352 pages / 6.00 x 9.00 inches / 21 halftones
African-American Studies | History / American History | Political History / Civil Rights Studies | Social Studies / African-American History
Throughout the decades-long legal battle to end segregation, discrimination, and disfranchisement, attorney Alexander Pierre Tureaud was one of the most influential figures in Louisiana's courts. A More Noble Cause presents both the powerful story of one man's lifelong battle for racial justice and the very personal biography of a black professional and his family in the Jim Crow-era Louisiana.
During a career that spanned more than forty years, A. P. Tureaud was at times the only regularly practicing black attorney in Louisiana. From his base in New Orleans, the civil rights pioneer fought successfully to obtain equal pay for Louisiana's black teachers, to desegregate public accommodations, schools, and buses, and for voting rights of qualified black residents.

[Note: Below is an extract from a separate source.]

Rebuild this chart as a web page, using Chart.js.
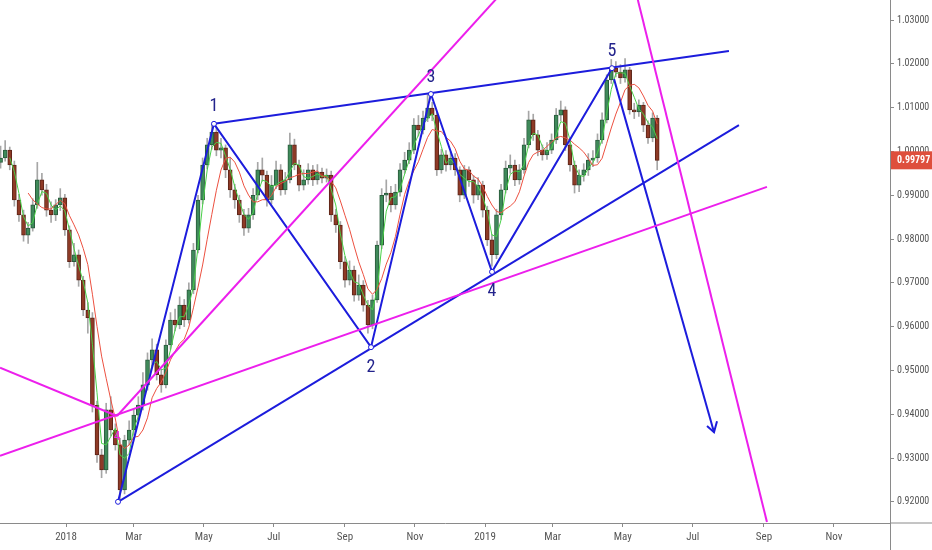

Tureaud's work, along with that of dozens of other African American lawyers, formed part of a larger legal battle that eventually overturned Plessy v. Ferguson, the 1896 U.S. Supreme Court decision that legalized racial segregation. This intimate account, based on more than twenty years of research into the attorney's astounding legal and civil rights career as well as his community work, offers the first full-length study of Tureaud. An active organizer of civic and voting leagues, a leader in the NAACP, a national advocate of the Knights of Peter Claver—a fraternal order of black Catholics—and a respected political power broker and social force as a Democrat and member of the Autocrat Club and Alpha Phi Alpha fraternity, Tureaud worked tirelessly within the state and for all those without equal rights.
Both an engrossing story of a key legal, political, and community figure during Jim Crow-era Louisiana and a revealing look at his personal life during a tumultuous time in American history, A More Noble Cause provides insight into Tureaud's public struggles and personal triumphs, offering readers a candid account of a remarkable champion of racial equality.
Rachel L. Emanuel, Director of Publications and Electronic Media at Southern University Law Center, is the writer and producer of the documentaries Journey for Justice: The A. P. Tureaud Story and Taking a Seat for Justice: The 1960 Baton Rouge Sit-Ins.
Alexander P. Tureaud, Jr., is an educational consultant, retired school administrator, artist, and public speaker.
"The biography uses the framework of Tureaud’s life to paint a fascinating, many times uncomfortable, portrait of Louisiana—particularly New Orleans and Baton Rouge—as it evolved from the late 1800s to the mid-1970s. Without Tureaud’s steady, determined efforts, many who now take LSU attendance for granted would not be allowed matriculation."